Good idea. You seem to understand how easy it is to overload these ultrasonic generators. Heating it to 35°C probably may help just a little. Detergents work well at room temperature too.
All these points are excellent. Thanks for posting this.
Now, my questions:
Why distilled water? Is deionized water cheaper or more available? Either will work. For what it's worth, so will cold tap water. For cleaning finger print residue off of vinyl records, plain tap water with a few drops of detergent will do the job.
Why use the isopropyl alcohol (aka isopropanol)? Most detergents I've known are easily dissolved in water, without the addition of any alcohol, ethanol, methanol, or isopropanol.

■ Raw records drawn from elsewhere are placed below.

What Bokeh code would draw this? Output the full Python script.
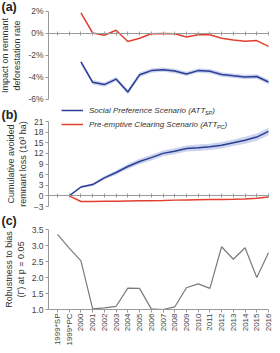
import math
from bokeh.plotting import figure
from bokeh.models import (ColumnDataSource, FixedTicker, LinearAxis, Range1d,
                          Label, Legend, LegendItem)
from bokeh.embed import file_html
from bokeh.resources import INLINE

nan = float("nan")

# ---------------- data ----------------
categories = ["1999*SP", "1999*PC", "2000", "2001", "2002", "2003", "2004",
              "2005", "2006", "2007", "2008", "2009", "2010", "2011", "2012",
              "2013", "2014", "2015", "2016"]

# (a) impact on remnant deforestation rate (%)
a_sp = [nan, nan, -2.63, -4.48, -4.69, -4.19, -5.36, -3.80, -3.42, -3.33,
        -3.45, -3.72, -3.42, -3.48, -3.77, -3.89, -4.00, -3.95, -4.45]
a_sp_err = [nan, nan, 0.18, 0.2, 0.2, 0.2, 0.22, 0.22, 0.2, 0.2,
            0.2, 0.2, 0.2, 0.2, 0.2, 0.2, 0.2, 0.2, 0.22]
a_pc = [nan, nan, 1.83, 0.0, -0.2, 0.25, -0.78, -0.48, -0.07, -0.04,
        -0.07, -0.37, -0.16, -0.16, -0.48, -0.63, -0.75, -0.69, -1.22]

# (b) cumulative avoided remnant loss (10^3 ha)
b_sp = [nan, 0.0, 2.5, 3.2, 5.1, 6.6, 8.3, 9.7, 10.8, 12.0, 12.6, 13.4,
        13.6, 13.85, 14.3, 15.0, 15.7, 16.6, 18.2]
b_sp_err = [nan, 0.0, 0.3, 0.4, 0.5, 0.6, 0.7, 0.75, 0.8, 0.8, 0.85, 0.85,
            0.9, 0.9, 0.9, 0.95, 1.0, 1.0, 1.05]
b_pc = [nan, 0.0, -1.6, -1.6, -1.55, -1.5, -1.45, -1.4, -1.35, -1.3, -1.2,
        -1.15, -1.1, -1.05, -1.0, -0.95, -0.85, -0.7, -0.35]

# (c) robustness to bias (Gamma) at p = 0.05
c_gamma = [3.35, 2.92, 2.52, 1.02, 1.05, 1.10, 1.67, 1.66, 1.02, 1.00,
           1.08, 1.68, 1.80, 1.66, 2.96, 2.57, 2.93, 2.00, 2.77]

a_ticks = [-6, -4, -2, 0, 2]
a_tick_labels = ["-6%", "-4%", "-2%", "0%", "2%"]
b_ticks = [-3, 0, 3, 6, 9, 12, 15, 18, 21]
c_ticks = [1.0, 1.5, 2.0, 2.5, 3.0, 3.5]
c_tick_labels = ["1.0", "1.5", "2.0", "2.5", "3.0", "3.5"]

legend_sp = "Social Preference Scenario (ATT"
legend_pc = "Pre-emptive Clearing Scenario (ATT"

# ---------------- layout / style ----------------
FONT = "Liberation Sans"
BLUE = "#2b3d96"
RED = "#e2402f"
BAND = "#cbd4ec"
GREY_LINE = "#7a7a7a"
AXIS = "#9a9a9a"
TXT = "#444444"

W, H = 272, 345           # figure size; page origin of figure is (8, 8)
TOP, BOT = 8, 8 + H       # page y of canvas top / bottom
LEFTX, RIGHTX = 8, 8 + W  # page x of canvas left / right
PX_FIRST, PX_LAST = 65, 276   # page x of first / last category
AXIS_PX = 56                  # page x of the y-axis lines

xs = list(range(len(categories)))
ux = (PX_LAST - PX_FIRST) / (len(xs) - 1)
x_start = -(PX_FIRST - LEFTX) / ux
x_end = xs[-1] + (RIGHTX - PX_LAST) / ux
x_axis_loc = -(PX_FIRST - AXIS_PX) / ux


def yrange(v_top, page_top, v_bot, page_bot):
    u = (page_bot - page_top) / (v_top - v_bot)
    return Range1d(v_bot - (BOT - page_bot) / u, v_top + (page_top - TOP) / u)


def sx(page_x):
    return page_x - LEFTX


def sy(page_y):
    return BOT - page_y


def valid(*cols):
    return [i for i in xs if not any(math.isnan(c[i]) for c in cols)]


p = figure(width=W, height=H, x_range=Range1d(x_start, x_end),
           y_range=Range1d(0, 1), output_backend="svg",
           toolbar_location=None, x_axis_location=None, y_axis_location=None,
           min_border=0)
p.grid.visible = False
p.outline_line_color = None
p.background_fill_color = "white"
p.border_fill_color = "white"

p.extra_y_ranges = {
    "a": yrange(2, 18.5, -6, 106.5),
    "b": yrange(21, 129, -3, 214),
    "c": yrange(3.5, 237, 1.0, 317),
}


def y_axis(name, ticks, bounds, label, overrides=None):
    ax = LinearAxis(y_range_name=name, fixed_location=x_axis_loc,
                    ticker=FixedTicker(ticks=ticks), bounds=bounds,
                    axis_label=label, axis_label_text_font=FONT,
                    axis_label_text_font_size="9px",
                    axis_label_text_font_style="normal",
                    axis_label_text_color="#333333", axis_label_standoff=3,
                    major_label_text_font=FONT,
                    major_label_text_font_size="8.5px",
                    major_label_text_color=TXT, major_label_standoff=2,
                    axis_line_color=AXIS, major_tick_line_color=AXIS,
                    major_tick_out=3, major_tick_in=0,
                    minor_tick_line_color=None)
    if overrides:
        ax.major_label_overrides = overrides
    p.add_layout(ax, "left")


def zero_axis(name):
    ax = LinearAxis(y_range_name=name, fixed_location=0,
                    ticker=FixedTicker(ticks=xs), bounds=(x_axis_loc, xs[-1]),
                    axis_line_color=AXIS, major_tick_line_color=AXIS,
                    major_tick_in=2, major_tick_out=2,
                    minor_tick_line_color=None, major_label_text_color=None)
    p.add_layout(ax, "below")


def panel_label(text, page_y):
    p.add_layout(Label(x=sx(9), y=sy(page_y), x_units="screen",
                       y_units="screen", text=text, text_font=FONT,
                       text_font_size="12.5px", text_font_style="bold",
                       text_color="#222222", text_baseline="middle"))


# ---------------- (a) ----------------
y_axis("a", a_ticks, (-6, 2), "Impact on remnant\ndeforestation rate",
       dict(zip(a_ticks, a_tick_labels)))
zero_axis("a")
ia = valid(a_sp, a_sp_err)
src_a = ColumnDataSource(dict(
    x=ia, y=[a_sp[i] for i in ia],
    lo=[a_sp[i] - a_sp_err[i] for i in ia],
    hi=[a_sp[i] + a_sp_err[i] for i in ia]))
p.varea(x="x", y1="lo", y2="hi", source=src_a, fill_color=BAND,
        y_range_name="a")
p.line(x="x", y="y", source=src_a, line_color=BLUE, line_width=1.5,
       y_range_name="a")
ipc = valid(a_pc)
p.line(x=ipc, y=[a_pc[i] for i in ipc], line_color=RED, line_width=1.5,
       y_range_name="a")
panel_label("(a)", 14.5)

# ---------------- (b) ----------------
y_axis("b", b_ticks, (-3, 21), "Cumulative avoided\nremnant loss (10\u00b3 ha)")
zero_axis("b")
ib = valid(b_sp, b_sp_err)
src_b = ColumnDataSource(dict(
    x=ib, y=[b_sp[i] for i in ib],
    lo=[b_sp[i] - b_sp_err[i] for i in ib],
    hi=[b_sp[i] + b_sp_err[i] for i in ib]))
p.varea(x="x", y1="lo", y2="hi", source=src_b, fill_color=BAND,
        y_range_name="b")
r_sp = p.line(x="x", y="y", source=src_b, line_color=BLUE, line_width=1.5,
              y_range_name="b")
ibp = valid(b_pc)
r_pc = p.line(x=ibp, y=[b_pc[i] for i in ibp], line_color=RED,
              line_width=1.5, y_range_name="b")
panel_label("(b)", 122)

leg = Legend(items=[LegendItem(label=legend_sp, renderers=[r_sp]),
                    LegendItem(label=legend_pc, renderers=[r_pc])],
             location=(sx(69), sy(138)), orientation="vertical",
             glyph_width=22, glyph_height=12, label_height=12,
             label_standoff=6, spacing=2, padding=0, margin=0,
             border_line_color=None, background_fill_alpha=0,
             label_text_font=FONT, label_text_font_size="8px",
             label_text_font_style="italic", label_text_color="#333333")
p.add_layout(leg, "center")
sub_kw = dict(x_units="screen", y_units="screen", text_font=FONT,
              text_font_style="italic", text_color="#333333",
              text_baseline="middle")
p.add_layout(Label(x=sx(212.4), y=sy(120.5), text="SP",
                   text_font_size="5.5px", **sub_kw))
p.add_layout(Label(x=sx(219.7), y=sy(118), text=")",
                   text_font_size="8px", **sub_kw))
p.add_layout(Label(x=sx(224.4), y=sy(134.5), text="PC",
                   text_font_size="5.5px", **sub_kw))
p.add_layout(Label(x=sx(232.0), y=sy(132), text=")",
                   text_font_size="8px", **sub_kw))

# ---------------- (c) ----------------
y_axis("c", c_ticks, (1.0, 3.5), "Robustness to bias\n(\u0393) at p = 0.05",
       dict(zip(c_ticks, c_tick_labels)))
xa = LinearAxis(y_range_name="c", fixed_location=1.0,
                ticker=FixedTicker(ticks=xs), bounds=(x_axis_loc, xs[-1]),
                major_label_overrides={i: c for i, c in enumerate(categories)},
                major_label_orientation=math.pi / 2,
                major_label_text_font=FONT, major_label_text_font_size="8px",
                major_label_text_color=TXT, major_label_standoff=1,
                axis_line_color=AXIS, major_tick_line_color=AXIS,
                major_tick_out=3, major_tick_in=0,
                minor_tick_line_color=None)
p.add_layout(xa, "below")
p.line(x=xs, y=c_gamma, line_color=GREY_LINE, line_width=1.2,
       y_range_name="c")
panel_label("(c)", 228)

open("out.html", "w").write(file_html(p, INLINE))
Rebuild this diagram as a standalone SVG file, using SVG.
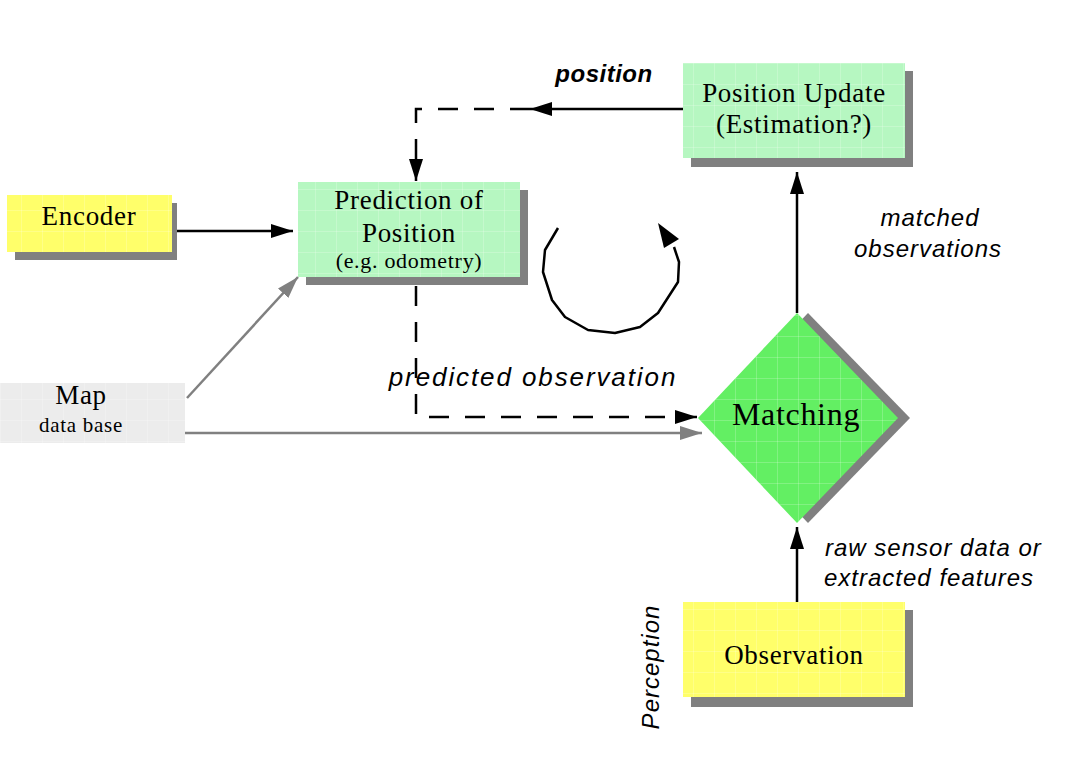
<svg xmlns="http://www.w3.org/2000/svg" width="1086" height="782" viewBox="0 0 1086 782">
<defs>
<pattern id="grid" width="21" height="21" patternUnits="userSpaceOnUse">
<path d="M0 0.5H21M0.5 0V21" fill="none" stroke="#ffffff" stroke-opacity="0.2" stroke-width="1"/>
</pattern>
<marker id="ah" markerWidth="22" markerHeight="14" refX="22" refY="7" orient="auto" markerUnits="userSpaceOnUse">
<path d="M0 0L22 7L0 14Z" fill="#000"/>
</marker>
<marker id="ahg" markerWidth="22" markerHeight="14" refX="22" refY="7" orient="auto" markerUnits="userSpaceOnUse">
<path d="M0 0L22 7L0 14Z" fill="#808080"/>
</marker>
</defs>
<style>
.shadow{fill:#808080}
.yellow{fill:#ffff6a}
.lgreen{fill:#b6f7c1}
.green{fill:#63ef63}
.grey{fill:#ececec}
.ov{fill:url(#grid)}
.node{font-family:"Liberation Serif","Times New Roman",serif;fill:#000;text-anchor:middle;letter-spacing:0.7px}
.lbl{font-family:"Liberation Sans",Arial,sans-serif;font-style:italic;fill:#000;letter-spacing:1px}
.solid{fill:none;stroke:#000;stroke-width:2.5}
.dash{fill:none;stroke:#000;stroke-width:2.5;stroke-dasharray:20 16}
.gline{fill:none;stroke:#808080;stroke-width:2.5}
</style>

<g id="connectors">
<line class="solid" x1="177" y1="231" x2="293" y2="231" marker-end="url(#ah)"/>
<line class="solid" x1="683" y1="109" x2="530" y2="109" marker-end="url(#ah)"/>
<path class="dash" d="M530 109H416V181" marker-end="url(#ah)"/>
<path class="dash" d="M416 286V417H697" marker-end="url(#ah)"/>
<line class="gline" x1="187" y1="398" x2="298" y2="277" marker-end="url(#ahg)"/>
<line class="gline" x1="185" y1="433" x2="702" y2="433" marker-end="url(#ahg)"/>
<line class="solid" x1="797" y1="313" x2="797" y2="172" marker-end="url(#ah)"/>
<line class="solid" x1="797" y1="602" x2="797" y2="527" marker-end="url(#ah)"/>
<polyline class="solid" stroke-width="3" stroke-linejoin="round" points="558,228 545,250 543,272 552,300 565,317 588,330 615,333 640,327 658,313 678,282 679,262 674,247"/>
<path d="M658 223L679 239L664 248Z" fill="#000"/>
</g>

<g id="encoder">
<rect class="shadow" x="15" y="203" width="162" height="57"/>
<rect class="yellow" x="7" y="195" width="165" height="57"/>
<rect class="ov" x="7" y="195" width="165" height="57"/>
<text class="node" x="89" y="225" font-size="27">Encoder</text>
</g>

<g id="prediction">
<rect class="shadow" x="306" y="190" width="222" height="95"/>
<rect class="lgreen" x="298" y="182" width="222" height="95"/>
<rect class="ov" x="298" y="182" width="222" height="95"/>
<text class="node" x="409" y="209" font-size="27">Prediction of</text>
<text class="node" x="409" y="242" font-size="27">Position</text>
<text class="node" x="409" y="268" font-size="22">(e.g. odometry)</text>
</g>

<g id="position-update">
<rect class="shadow" x="691" y="71" width="222" height="96"/>
<rect class="lgreen" x="683" y="63" width="222" height="95"/>
<rect class="ov" x="683" y="63" width="222" height="95"/>
<text class="node" x="794" y="102" font-size="27">Position Update</text>
<text class="node" x="794" y="133" font-size="27">(Estimation?)</text>
</g>

<g id="matching">
<path class="shadow" d="M808 313L910 418L808 523L708 418Z"/>
<path class="green" d="M797 313L898 418L797 523L698 418Z"/>
<path class="ov" d="M797 313L898 418L797 523L698 418Z"/>
<text class="node" x="796" y="425" font-size="32">Matching</text>
</g>

<g id="map">
<rect class="grey" x="0" y="383" width="185" height="60"/>
<rect class="ov" x="0" y="383" width="185" height="60"/>
<text class="node" x="81" y="404" font-size="27">Map</text>
<text class="node" x="81" y="432" font-size="21">data base</text>
</g>

<g id="observation">
<rect class="shadow" x="691" y="610" width="222" height="97"/>
<rect class="yellow" x="683" y="602" width="222" height="95"/>
<rect class="ov" x="683" y="602" width="222" height="95"/>
<text class="node" x="794" y="664" font-size="27">Observation</text>
</g>

<g id="labels">
<text class="lbl" x="604" y="82" font-size="24" font-weight="bold" text-anchor="middle" style="letter-spacing:0.5px">position</text>
<text class="lbl" x="533" y="386" font-size="26" text-anchor="middle" style="letter-spacing:1.9px">predicted observation</text>
<text class="lbl" x="930" y="226" font-size="24" text-anchor="middle">matched</text>
<text class="lbl" x="928" y="257" font-size="24" text-anchor="middle">observations</text>
<text class="lbl" x="825" y="556" font-size="24">raw sensor data or</text>
<text class="lbl" x="824" y="586" font-size="24">extracted features</text>
<text class="lbl" font-size="24" text-anchor="middle" transform="translate(659 667) rotate(-90)">Perception</text>
</g>
</svg>
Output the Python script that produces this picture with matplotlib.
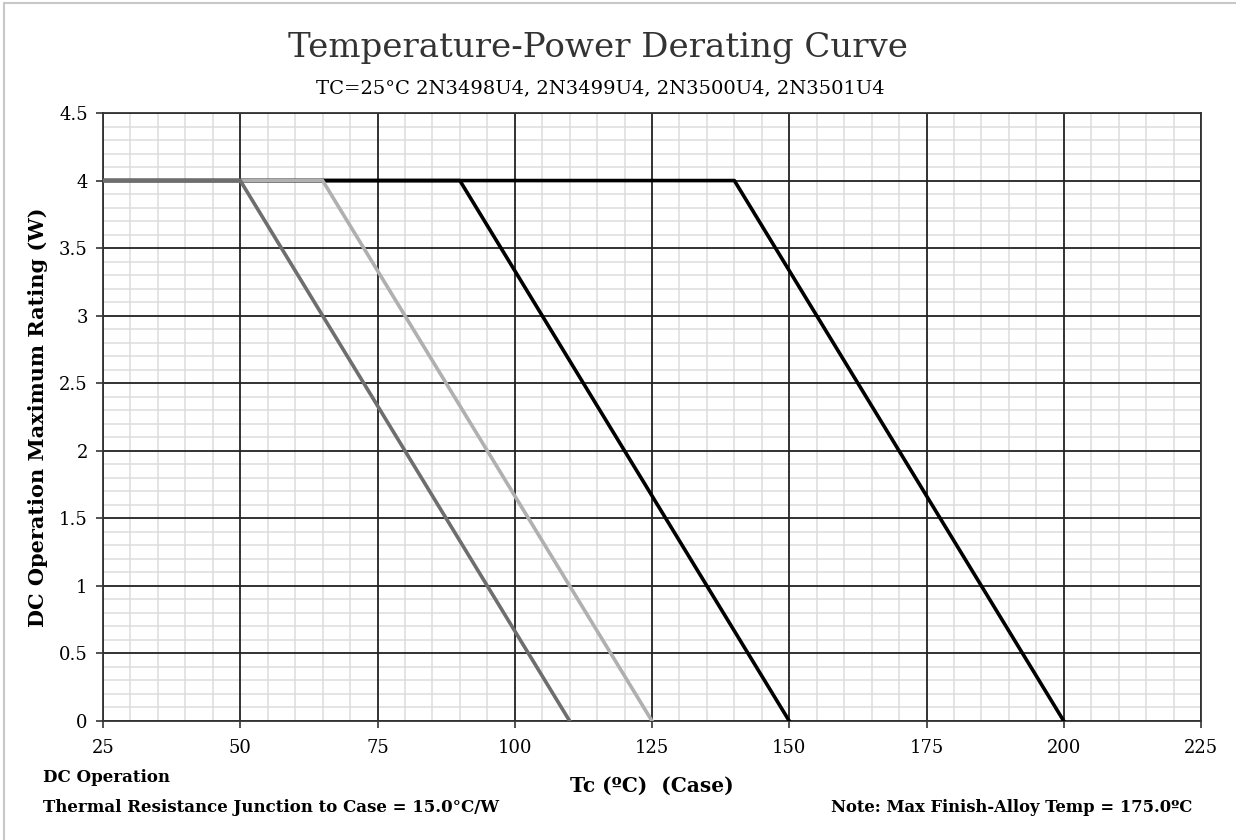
import matplotlib.pyplot as plt
from matplotlib.ticker import MultipleLocator
from matplotlib.patches import Rectangle

# derating curves: (Tc, W) knee points for each part
tc_3498 = [25, 140, 200]
pw_3498 = [4, 4, 0]
tc_3499 = [25, 90, 150]
pw_3499 = [4, 4, 0]
tc_3500 = [25, 65, 125]
pw_3500 = [4, 4, 0]
tc_3501 = [25, 50, 110]
pw_3501 = [4, 4, 0]

x_ticks = [25, 50, 75, 100, 125, 150, 175, 200, 225]
y_ticks = [0, 0.5, 1, 1.5, 2, 2.5, 3, 3.5, 4, 4.5]
y_labels = ['0', '0.5', '1', '1.5', '2', '2.5', '3', '3.5', '4', '4.5']

plt.rcParams['font.family'] = 'DejaVu Serif'

fig = plt.figure(figsize=(12.36, 8.4), dpi=100)
ax = fig.add_axes([103 / 1236, 1 - 721 / 840, 1098 / 1236, 608 / 840])

ax.plot(tc_3498, pw_3498, color='#000000', lw=2.6, zorder=3)
ax.plot(tc_3499, pw_3499, color='#000000', lw=2.6, zorder=3)
ax.plot(tc_3500, pw_3500, color='#b0b0b0', lw=2.6, zorder=3)
ax.plot(tc_3501, pw_3501, color='#6e6e6e', lw=2.6, zorder=3)

ax.set_xlim(25, 225)
ax.set_ylim(0, 4.5)
ax.set_xticks(x_ticks)
ax.set_yticks(y_ticks)
ax.set_yticklabels(y_labels)
ax.xaxis.set_minor_locator(MultipleLocator(5))
ax.yaxis.set_minor_locator(MultipleLocator(0.1))
ax.grid(which='minor', color='#dcdcdc', lw=1.1)
ax.set_axisbelow(True)
# major grid drawn as lines so the minor grid does not cut through it
for x in x_ticks:
    ax.axvline(x, color='#222222', lw=1.3, zorder=1.5)
for y in y_ticks:
    ax.axhline(y, color='#222222', lw=1.3, zorder=1.5)
ax.tick_params(which='minor', length=0)
ax.tick_params(which='major', length=5, width=1.2, color='#333333',
               labelsize=13, pad=6)
ax.tick_params(axis='x', pad=8)
for s in ax.spines.values():
    s.set_color('#333333')
    s.set_linewidth(1.3)

ax.set_ylabel('DC Operation Maximum Rating (W)', fontsize=15,
              fontweight='bold', labelpad=8)

fig.text(598 / 1236, 1 - 48 / 840, 'Temperature-Power Derating Curve',
         ha='center', va='center', fontsize=24.5, color='#333333')
fig.text(600 / 1236, 1 - 88 / 840, 'TC=25°C 2N3498U4, 2N3499U4, 2N3500U4, 2N3501U4',
         ha='center', va='center', fontsize=14)
fig.text(652 / 1236, 1 - 786 / 840, 'Tc (ºC)  (Case)', ha='center',
         va='center', fontsize=14.5, fontweight='bold')
fig.text(43 / 1236, 1 - 777 / 840, 'DC Operation', ha='left', va='center',
         fontsize=12, fontweight='bold')
fig.text(43 / 1236, 1 - 808 / 840, 'Thermal Resistance Junction to Case = 15.0°C/W',
         ha='left', va='center', fontsize=12, fontweight='bold')
fig.text(1192 / 1236, 1 - 808 / 840, 'Note: Max Finish-Alloy Temp = 175.0ºC',
         ha='right', va='center', fontsize=11.8, fontweight='bold')

fig.patches.append(Rectangle((0.003, -0.01), 1.1, 1.006, transform=fig.transFigure,
                             fill=False, edgecolor='#c8c8c8', lw=1.5))

fig.savefig('out.png', dpi=100)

I looked up Turgikleen. It's a mixture of 2 different detergents. Apparently one of them needs the alcohol just to dissolve in water. Why bother? There is a long list of non-ionic detergents (no + or – charges on the molecule). I won't list them all, but Triton X-100 (TX-100) is probably the most common. They all work at cleaning finger print residue off of vinyl records.
Common liquid dish washing detergent, meant for hand washing dishes, will also do the job. Use only a very few drops in tap water.
Avoid using the more common ionic detergents (molecules with a + or – charge) such as sodium lauryl sulfate, aka sodium dodecyl sulfate. These also works, but may require extra rinsing.